Google Inc is like a mad inventor on steroids. Scarcely a week goes by without it unveiling yet another wheeze to put someone else out of business. The converse also applies: if Google says it wants to be your friend -- as with eBay recently -- your share price goes up. But in the main most of Google's announcements involve plans to eat somebody's lunch.
In the past two weeks, for example, it let slip that it has researchers working on computer-based monitoring of ambient noise (to pick up information about what TV programs are being watched and extract ad-related data from the real-time transcript). This has the TV industry in a lather.
Then there was the announcement of "Google apps [applications] for your domain," aimed squarely at small organizations currently condemned to running Microsoft e-mail and office software.
"Now you can offer private labelled e-mail, IM and calendar tools to all of your users for free," the blurb said, "so they can share ideas and get things done more effectively. You can design and publish your organization's Web site, too. It's all hosted by Google, so there's no hardware or software for you to install or maintain."
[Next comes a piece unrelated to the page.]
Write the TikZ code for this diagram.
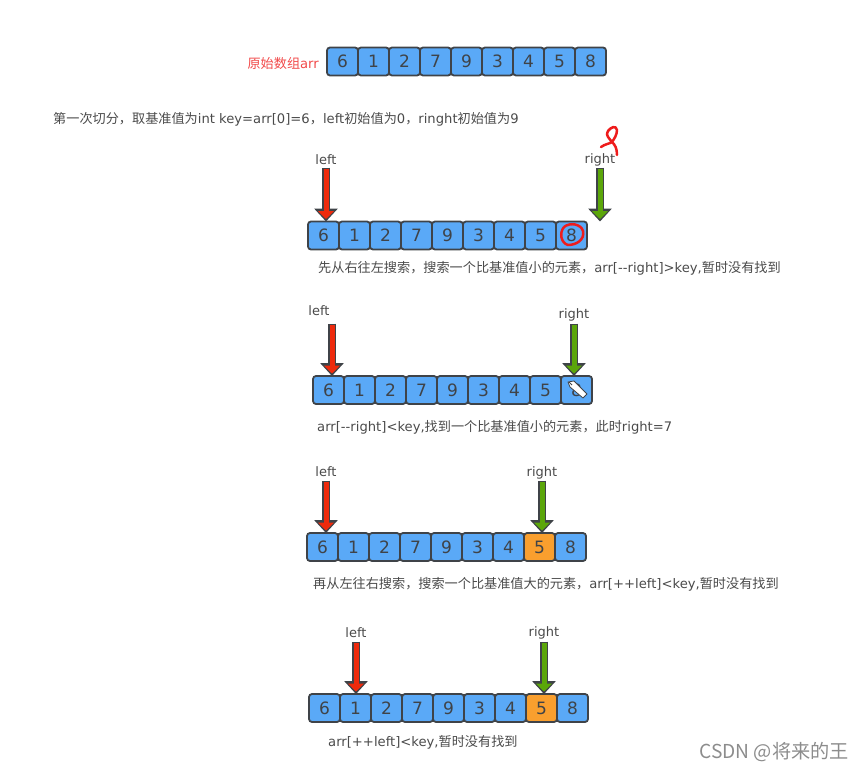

The pitch to schools was even stronger: "Get your campus talking. Sharing information and ideas is vital to learning. So imagine how valuable it would be if your entire campus community shared a set of powerful, easy-to-use and integrated communication and collaboration services. With Google Apps for Education, you can offer all of your students innovative e-mail, instant messaging, and calendaring, all for free. You can select any combination of our available services, and customize them with your school's logo, color scheme and content. You can manage your users through an easy Web-based console or use our available APIs to integrate the services into your existing systems -- and it's all hosted by Google, so there's no hardware or software for you to install or maintain."
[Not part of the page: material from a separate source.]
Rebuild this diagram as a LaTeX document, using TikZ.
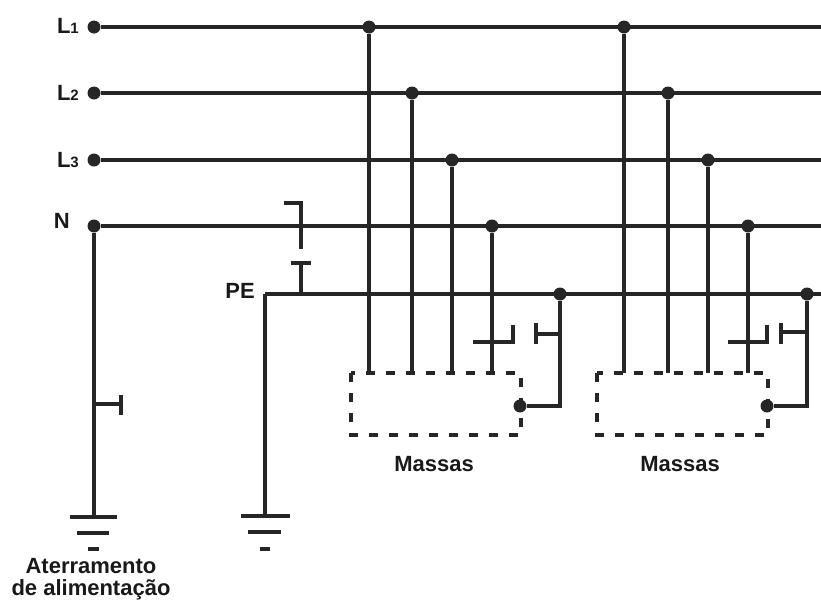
\documentclass[tikz,border=0pt]{standalone}
\usepackage{fontspec}
\setmainfont{Liberation Sans}
\begin{document}
\begin{tikzpicture}[x=1pt,y=-1pt,
  wire/.style={line width=3.5pt, draw=black!85},
  dot/.style={circle, fill=black!85, inner sep=0pt, minimum size=13pt},
  lbl/.style={font=\fontsize{22}{24}\selectfont\bfseries, inner sep=0pt, text=black!90},
  captxt/.style={font=\fontsize{22}{22}\selectfont\bfseries, inner sep=0pt, text=black!90, align=center},
  massbox/.style={line width=3.5pt, draw=black!85, dash pattern=on 9pt off 11pt},
  ]
\useasboundingbox (0,0) rectangle (821,603);

% supply dots
\node[dot] (l1) at (94,27) {};
\node[dot] (l2) at (94,93) {};
\node[dot] (l3) at (94,160) {};
\node[dot] (n)  at (94,226) {};
\coordinate (l1e) at (821,27);
\coordinate (l2e) at (821,93);
\coordinate (l3e) at (821,160);
\coordinate (ne)  at (821,226);
\coordinate (pes) at (265,294);
\coordinate (pee) at (821,294);

% labels
\node[lbl, anchor=base east] (tl1) at (79,33) {L{\fontsize{15}{15}\selectfont 1}};
\node[lbl, anchor=base east] (tl2) at (79,100) {L{\fontsize{15}{15}\selectfont 2}};
\node[lbl, anchor=base east] (tl3) at (79,167) {L{\fontsize{15}{15}\selectfont 3}};
\node[lbl, anchor=base east] (tn)  at (70,228) {N};
\node[lbl, anchor=base east] (tpe) at (255,298) {PE};

% main conductors
\draw[wire] (l1) -- (l1e);
\draw[wire] (l2) -- (l2e);
\draw[wire] (l3) -- (l3e);
\draw[wire] (n) -- (ne);
\draw[wire] (pes) -- (pee);

% supply earthing (left)
\coordinate (g1) at (94,517);
\coordinate (s1) at (94,404);
\coordinate (s1b) at (121,404);
\draw[wire] (n) -- (g1);
\draw[wire] (s1) -- (s1b);
\draw[wire] (121,395) -- (121,415);
\draw[wire] (70,517) -- (117,517);
\draw[wire] (77,533) -- (109,533);
\draw[wire] (88,549) -- (99,549);
\node[captxt] (tat) at (91,579) {Aterramento\\de alimentação};

% PE earthing
\coordinate (g2) at (265,516);
\draw[wire] (pes) -- (g2);
\draw[wire] (241,516) -- (290,516);
\draw[wire] (248,532) -- (281,532);
\draw[wire] (260,549) -- (270,549);

% N-PE switch
\coordinate (sw1) at (301,249);
\coordinate (sw2) at (301,263);
\coordinate (swp) at (301,294);
\draw[wire] (284,203) -- (301,203) -- (sw1);
\draw[wire] (291,263) -- (311,263);
\draw[wire] (sw2) -- (swp);

% ---- group 1 ----
\node[dot] (a1) at (369,27) {};
\node[dot] (b1) at (412,93) {};
\node[dot] (c1) at (452,160) {};
\node[dot] (d1) at (492,226) {};
\node[dot] (e1) at (560,294) {};
\node[dot] (m1) at (520,406) {};
\draw[massbox] (351,373) rectangle (521,435);
\draw[wire] (a1) -- (369,373);
\draw[wire] (b1) -- (412,373);
\draw[wire] (c1) -- (452,373);
\draw[wire] (d1) -- (492,373);
\draw[wire] (473,342) -- (513,342) -- (513,325);
\draw[wire] (e1) -- (560,406) -- (m1);
\draw[wire] (560,334) -- (536,334);
\draw[wire] (536,323) -- (536,344);
\node[captxt] (tm1) at (434,464) {Massas};

% ---- group 2 ----
\node[dot] (a2) at (624,27) {};
\node[dot] (b2) at (668,93) {};
\node[dot] (c2) at (708,160) {};
\node[dot] (d2) at (748,226) {};
\node[dot] (e2) at (807,294) {};
\node[dot] (m2) at (767,406) {};
\draw[massbox] (597,373) rectangle (768,435);
\draw[wire] (a2) -- (624,373);
\draw[wire] (b2) -- (668,373);
\draw[wire] (c2) -- (708,373);
\draw[wire] (d2) -- (748,373);
\draw[wire] (728,342) -- (767,342) -- (767,325);
\draw[wire] (e2) -- (807,406) -- (m2);
\draw[wire] (807,332) -- (781,332);
\draw[wire] (781,323) -- (781,344);
\node[captxt] (tm2) at (680,464) {Massas};
\end{tikzpicture}
\end{document}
Meanwhile, in another part of the forest, Google made more waves by announcing an escalation of its Book Search program. Now, in addition to being able to search and read out-of-copyright works online, you can download and print the complete text free of charge. Since 2004 Google has been scanning books, including volumes submitted by publishers and others drawn from the shelves of the New York Public Library, Harvard, Oxford and the University of Michigan.
Google won't say how many books it has scanned to date, but it's probably already several million. The destination is clear, even if it's still some way off: a comprehensive bridge between the offline and online world, with every book that has ever been published available online -- via Google.
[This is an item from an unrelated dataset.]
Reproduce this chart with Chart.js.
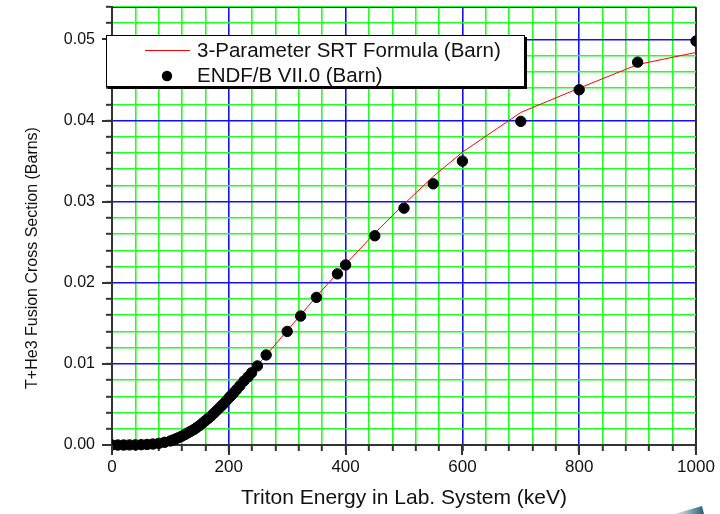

Needless to say, publishers are up in arms about this, and my learned friends are conferring on the matter. The download announcement doesn't really affect these discussions, because the books in question are clearly out of copyright.
The Google scheme differs from the wonderful Project Gutenberg, a charitable scheme that has been making out-of-copyright works freely available online for years by offering the downloads in printer-friendly PDF form rather than the raw text format favored by the Gutenberg folks.
This has two drawbacks: first, there are digital rights management facilities built into PDF, so it's not a truly open format; and second, PDF files can be enormous. BusinessWeek tried downloading the 717-page PDF of A Tale of Two Cities, for example, and found its network choking on the 32.2 megabyte file. The corresponding plain-text file from Gutenberg weighs in at a mere 0.78 megabytes (or 0.29 in compressed form). And you can read the text file on your iPod.
So the new Google service isn't such a big deal. In any event, it will doubtless be eclipsed by another announcement from Google soon.
At the root of the Google phenomenon is the fact that the firm has more money than it knows what to do with and employs an astonishing galaxy of talent. It gives each employee a day a week to work on their own projects, the genesis of many of the new services it is rolling out. Time for news agencies to think about appointing Google correspondents?